I put the first pair on and was shocked at wearing a pair of true reading glasses for the first time in maybe 10 years. Yes, if I held the book 12-14 inches from my face, everything was perfectly focused. However, everything closer or further away was a total blur. “This can’t be right,” I told myself. I tried on another pair and the focus was a much more comfortable 16-18 inches from my eyes. It turns out the first pair were clearly marked at a slightly higher plus (+) prescription that I normally use.
I tried on another pair and another. I couldn’t get over how limited the field of vision was. I kept thinking to myself, how can anyone wear plain old reading glasses? Have I been too spoiled over these so many years wearing progressive lenses? These readers have such a limited use, no wonder people buy several pairs, they can’t be used for anything but reading…or close up work.
Theoretically, the lenses in the majority of ready-made reading glasses are centered in the frame opening. The buyer’s eyes might perfectly align with that centering, more than likely they do not. Most consumers of reading glasses don’t know this and get by with whatever they have bought. Out of the 12 pair I was sent, one pair of metal frames had not been buffed smooth and scratched my head putting them on and taking them off. I tested a total of 7 pairs on a lensometer to precisely measure the powers and axis of each pair. While the powers were within 10% of the stickers, one pair was a whole diopter off in verticle indifference and another pair were the same horizontally. Another pair had a pupil distance somewhere around 63, which would be great if I doubled my size, but even then, these weren’t extra large frames. Another pair were cut 2 millimeters difference from the center for the same pair.
Those sort of errors are something you would never see an optical shop run by professionals ever release to a customer. They would be remade before they ever left the lab. However, drug stores and grocery stores don’t have lensometers and trust the reading glasses they buy are optically accurate.

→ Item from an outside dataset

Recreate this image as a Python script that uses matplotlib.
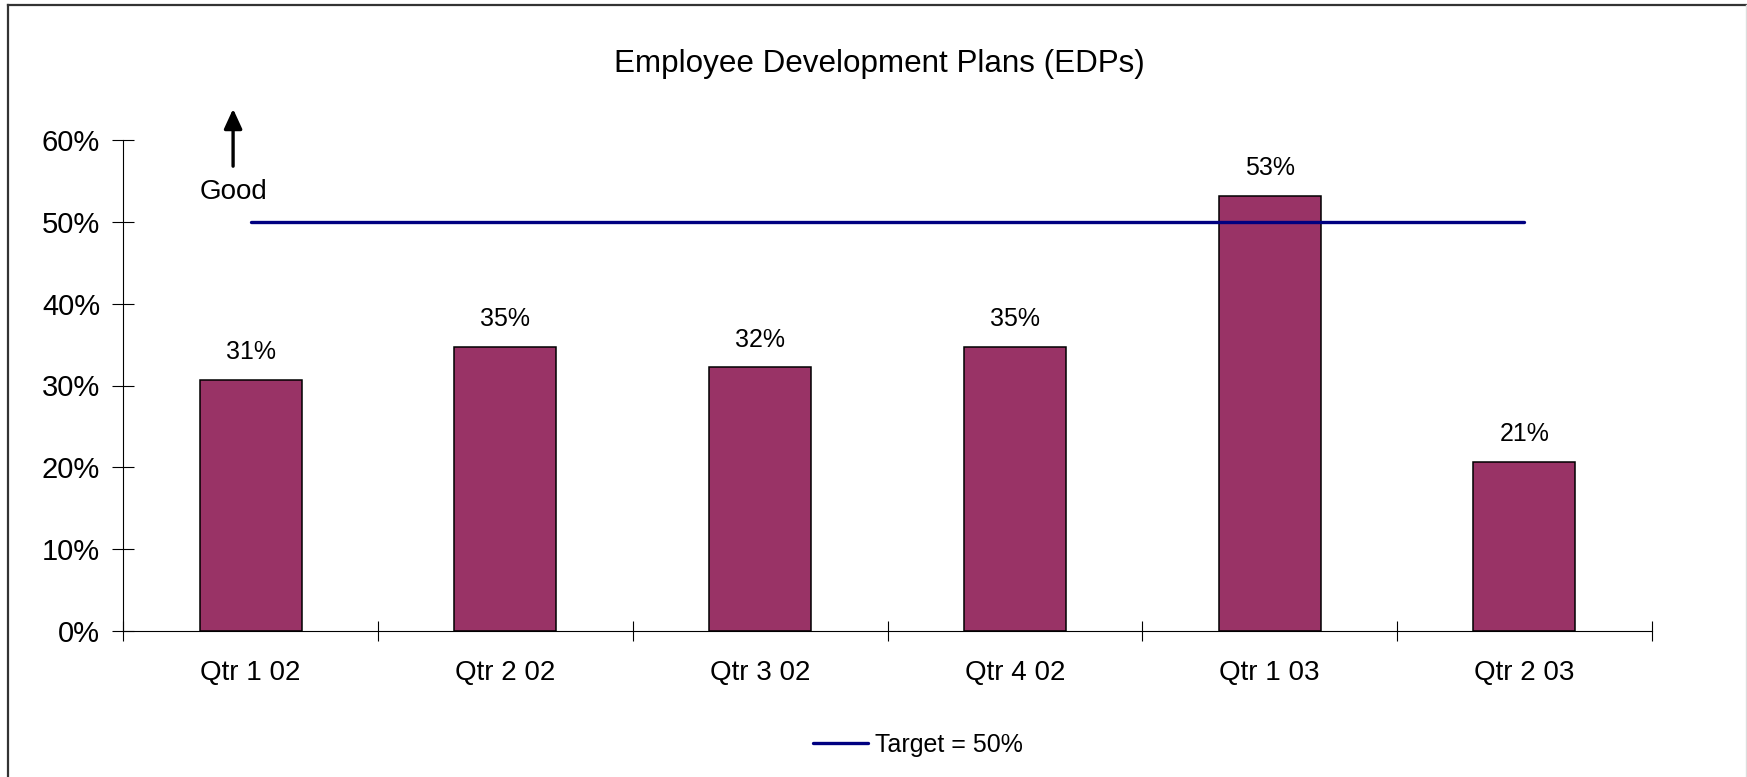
import numpy as np
import matplotlib.pyplot as plt
from matplotlib.lines import Line2D

plt.rcParams['font.family'] = ['Liberation Sans', 'DejaVu Sans']

quarters = ["Qtr 1 02", "Qtr 2 02", "Qtr 3 02", "Qtr 4 02", "Qtr 1 03", "Qtr 2 03"]
edp_rate = [0.307, 0.347, 0.322, 0.347, 0.532, 0.207]
target = 0.50
y_ticks = [0.0, 0.1, 0.2, 0.3, 0.4, 0.5, 0.6]

bar_color = "#993366"
line_color = "#000080"

W, H = 1747, 777
fig = plt.figure(figsize=(W / 100, H / 100), dpi=100)
ax = fig.add_axes([123.3 / W, 146 / H, (1651.7 - 123.3) / W, 491 / H])

x = np.arange(len(quarters))
bars = ax.bar(x, edp_rate, width=0.40, color=bar_color, edgecolor="black", linewidth=1.1, zorder=2)

# target line runs from first to last quarter
ax.plot([x[0], x[-1]], [target, target], color=line_color, lw=2.4, zorder=3,
        solid_capstyle="round", label=f"Target = {target:.0%}")

for xi, v in zip(x, edp_rate):
    ax.annotate(f"{v:.0%}", (xi, v), xytext=(0, 15), textcoords="offset points",
                ha="center", va="baseline", fontsize=18)

ax.set_xlim(-0.5, len(quarters) - 0.5)
ax.set_ylim(0, 0.6)

# category boundaries get crossing ticks, labels sit at the centres
ax.set_xticks(np.arange(len(quarters) + 1) - 0.5)
ax.set_xticklabels([])
ax.set_xticks(x, minor=True)
ax.set_xticklabels(quarters, minor=True, fontsize=20)
ax.tick_params(axis="x", which="major", direction="inout", length=14.4, width=0.8)
ax.tick_params(axis="x", which="minor", length=0, pad=21)

ax.set_yticks(y_ticks)
ax.set_yticklabels([f"{t:.0%}" for t in y_ticks], fontsize=21)
ax.tick_params(axis="y", direction="inout", length=16.5, width=0.8, pad=8.4)

for side in ["top", "right"]:
    ax.spines[side].set_visible(False)
for side in ["left", "bottom"]:
    ax.spines[side].set_linewidth(0.8)

# "Good" direction marker
ax.annotate("", xy=(-0.069, 0.638), xytext=(-0.069, 0.568),
            arrowprops=dict(arrowstyle="-|>,head_length=1.2,head_width=0.55",
                            color="black", lw=2.4, shrinkA=0, shrinkB=0),
            annotation_clip=False)
ax.text(-0.069, 0.528, "Good", ha="center", va="baseline", fontsize=20)

fig.text(879 / W, 1 - 71.7 / H, "Employee Development Plans (EDPs)",
         ha="center", va="baseline", fontsize=22.6)

fig.legend(handles=[Line2D([], [], color=line_color, lw=2.4, solid_capstyle="round")],
           labels=[f"Target = {target:.0%}"], loc="center",
           bbox_to_anchor=(918 / W, 1 - 745 / H), frameon=False, fontsize=18,
           handlelength=2.2, handletextpad=0.3, borderpad=0)

# outer frame
fig.add_artist(Line2D([7.5 / W, 7.5 / W], [0, 1 - 4.5 / H], color="#333333", lw=1.6))
fig.add_artist(Line2D([7.5 / W, 1745.5 / W], [1 - 4.5 / H, 1 - 4.5 / H], color="#333333", lw=1.6))
fig.add_artist(Line2D([1745.5 / W, 1745.5 / W], [0, 1 - 4.5 / H], color="#dddddd", lw=1))

fig.savefig("out.png", dpi=100)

Of course, no one reasonably expects a ready-made reading glass purchased for $10-$30 at a convenience store to be anywhere near the quality of a pair of glasses custom crafted for their eyes, or do they? Surely no Optometrist tells a patient to stop by a drug store on the way home after prescribing their first pair of readers.

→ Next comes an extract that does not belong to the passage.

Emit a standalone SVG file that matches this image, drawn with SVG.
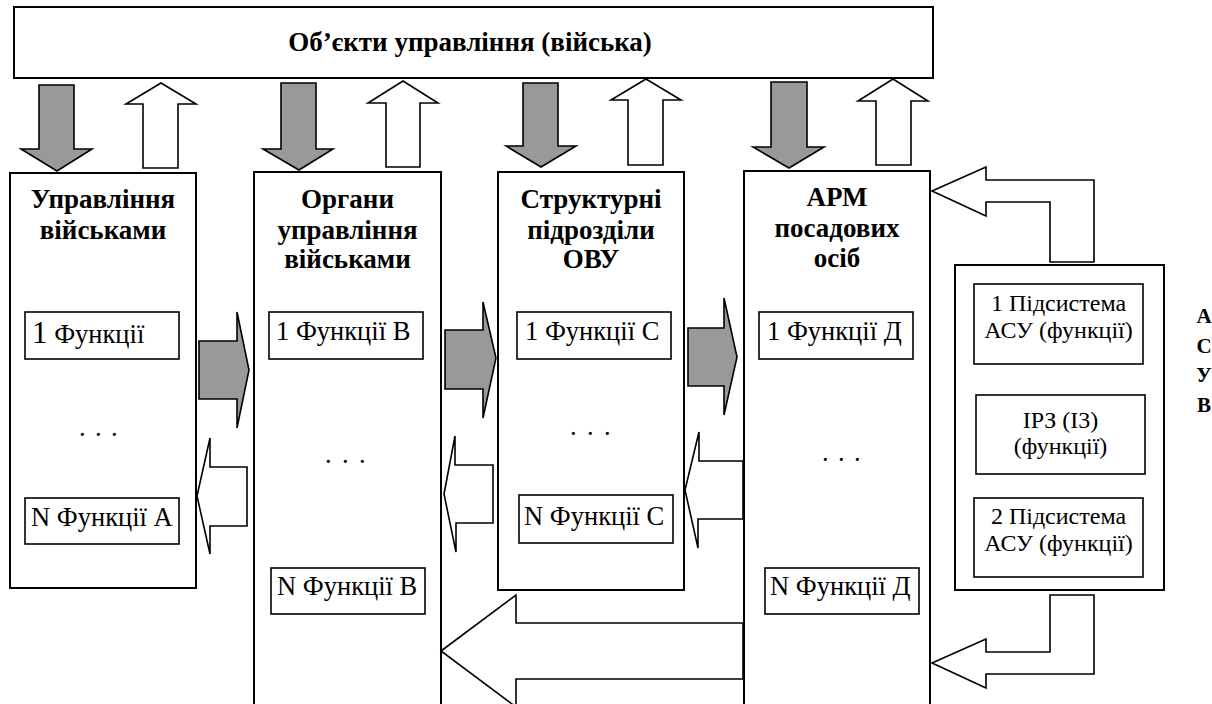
<svg xmlns="http://www.w3.org/2000/svg" width="1212" height="704" viewBox="0 0 1212 704">
  <style>
    .box { fill: #fff; stroke: #000; stroke-width: 2; }
    .fn { fill: #fff; stroke: #000; stroke-width: 1.6; }
    .ag { fill: #999; stroke: #000; stroke-width: 1.6; stroke-linejoin: miter; }
    .aw { fill: #fff; stroke: #000; stroke-width: 1.6; stroke-linejoin: miter; }
    text { font-family: 'Liberation Serif', 'DejaVu Serif', 'Noto Serif', serif; fill: #000; }
    .hd { font-weight: bold; font-size: 27px; text-anchor: middle; }
    .tx { font-size: 26.5px; }
    .tc { font-size: 24px; text-anchor: middle; }
    .lt { font-weight: bold; font-size: 21px; text-anchor: middle; }
  </style>
  <rect width="1212" height="704" fill="#fff"/>

  <!-- controlled objects -->
  <g id="objects">
    <rect class="box" x="14" y="7" width="919" height="71"/>
    <text class="hd" x="470" y="51">Об’єкти управління (війська)</text>
  </g>

  <!-- column 1 -->
  <g id="col-command">
    <rect class="box" x="10" y="173" width="186" height="415"/>
    <text class="hd" x="103" y="208">Управління</text>
    <text class="hd" x="103" y="239">військами</text>
    <rect class="fn" x="25" y="312" width="154" height="47"/>
    <text class="tx" x="32" y="343"><tspan font-size="31">1</tspan> Функції</text>
    <text class="tx" x="79 85 95 101 111" y="436">. . .</text>
    <rect class="fn" x="25" y="498" width="154" height="46"/>
    <text class="tx" x="31" y="526">N Функції А</text>
  </g>

  <!-- column 2 -->
  <g id="col-bodies">
    <rect class="box" x="254" y="172" width="187" height="540"/>
    <text class="hd" x="347.5" y="208">Органи</text>
    <text class="hd" x="347.5" y="239">управління</text>
    <text class="hd" x="347.5" y="268">військами</text>
    <rect class="fn" x="269" y="312" width="154" height="47"/>
    <text class="tx" x="276" y="340">1 Функції В</text>
    <text class="tx" x="325 331 342 348 359" y="463">. . .</text>
    <rect class="fn" x="271" y="568" width="154" height="46"/>
    <text class="tx" x="277" y="595">N Функції В</text>
  </g>

  <!-- column 3 -->
  <g id="col-units">
    <rect class="box" x="498" y="172" width="186" height="418"/>
    <text class="hd" x="591" y="208">Структурні</text>
    <text class="hd" x="591" y="239">підрозділи</text>
    <text class="hd" x="591" y="268">ОВУ</text>
    <rect class="fn" x="517" y="312" width="154" height="47"/>
    <text class="tx" x="525" y="340">1 Функції С</text>
    <text class="tx" x="570 576 587 593 604" y="435">. . .</text>
    <rect class="fn" x="519" y="495" width="154" height="48"/>
    <text class="tx" x="524" y="525">N Функції С</text>
  </g>

  <!-- column 4 -->
  <g id="col-workstations">
    <rect class="box" x="744" y="171" width="186" height="541"/>
    <text class="hd" x="837" y="206">АРМ</text>
    <text class="hd" x="837" y="237">посадових</text>
    <text class="hd" x="837" y="267">осіб</text>
    <rect class="fn" x="759" y="312" width="154" height="47"/>
    <text class="tx" x="767" y="340">1 Функції Д</text>
    <text class="tx" x="822 828 838 844 854" y="461">. . .</text>
    <rect class="fn" x="765" y="568" width="154" height="46"/>
    <text class="tx" x="770" y="595">N Функції Д</text>
  </g>

  <!-- automated control system -->
  <g id="asuv">
    <rect class="box" x="955" y="265" width="209" height="325"/>
    <rect class="fn" x="974" y="284" width="169" height="80"/>
    <text class="tc" x="1058.5" y="311">1 Підсистема</text>
    <text class="tc" x="1058.5" y="338">АСУ (функції)</text>
    <rect class="fn" x="976" y="395" width="169" height="79"/>
    <text class="tc" x="1060.5" y="428">ІРЗ (І3)</text>
    <text class="tc" x="1060.5" y="454">(функції)</text>
    <rect class="fn" x="974" y="498" width="169" height="79"/>
    <text class="tc" x="1058.5" y="524">2 Підсистема</text>
    <text class="tc" x="1058.5" y="551">АСУ (функції)</text>
    <text class="lt" x="1204" y="323">А</text>
    <text class="lt" x="1204" y="353">С</text>
    <text class="lt" x="1204" y="382">У</text>
    <text class="lt" x="1204" y="412">В</text>
  </g>

  <!-- block arrows -->
  <g id="connectors">
    <!-- downward (commands) -->
    <polygon class="ag" points="39,85 74,85 74,149 92,149 57,171 21,149 39,149"/>
    <polygon class="ag" points="281,83 316,83 316,149 333,149 299,170 263,149 281,149"/>
    <polygon class="ag" points="523,83 558,83 558,146 576,146 541,167 506,146 523,146"/>
    <polygon class="ag" points="771,82 807,82 807,147 824,147 789,168 753,147 771,147"/>
    <!-- upward (reports) -->
    <polygon class="aw" points="161,83 196,104 178,104 178,168 143,168 143,104 126,104"/>
    <polygon class="aw" points="403,81 438,103 420,103 420,167 386,167 386,103 368,103"/>
    <polygon class="aw" points="646,79 681,100 663,100 663,165 628,165 628,100 611,100"/>
    <polygon class="aw" points="893,79 928,101 911,101 911,165 876,165 876,101 858,101"/>
    <!-- rightward between columns -->
    <polygon class="ag" points="199,341 237,341 237,312 249,370 237,428 237,399 199,399"/>
    <polygon class="ag" points="445,330 483,330 483,302 496,358 483,418 483,389 445,389"/>
    <polygon class="ag" points="688,328 724,328 724,298 737,357 724,415 724,386 688,386"/>
    <!-- leftward returns -->
    <polygon class="aw" points="197,496 210,438 210,467 247,467 247,526 210,526 210,554"/>
    <polygon class="aw" points="444,494 455,436 455,465 493,465 493,523 456,523 456,552"/>
    <polygon class="aw" points="685,490 699,432 699,461 743,461 743,519 698,519 698,548"/>
    <!-- wide return to control bodies -->
    <polygon class="aw" points="441,651 516,595 516,623 743,623 743,679 516,679 516,707"/>
    <!-- bent arrows from the control system -->
    <polygon class="aw" points="932,191 986,167 986,180 1094,180 1094,262 1050,262 1050,202 986,202 986,216"/>
    <polygon class="aw" points="932,663 986,639 986,652 1050,652 1050,595 1094,595 1094,674 986,674 986,688"/>
  </g>
</svg>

Yes, there are some very well made reading glasses out there for ECP’s to stock their stores with. You see them at Vision Expo. These are companies who care that their ready-made reading glasses are not just good looking and stylish but meet quality optical standards. Companies like EyeOs, eyebobs, and Scojo, to name just a very few. When it comes to aids for the blind and visually impaired, there are plenty of choices to ranging from blue light protection to magnifiers (check here).
What are ECP’s doing to educate your customers as the vast difference between most ready-made readers and some of the better-made reading glasses, or more to the point, custom-made reading glasses?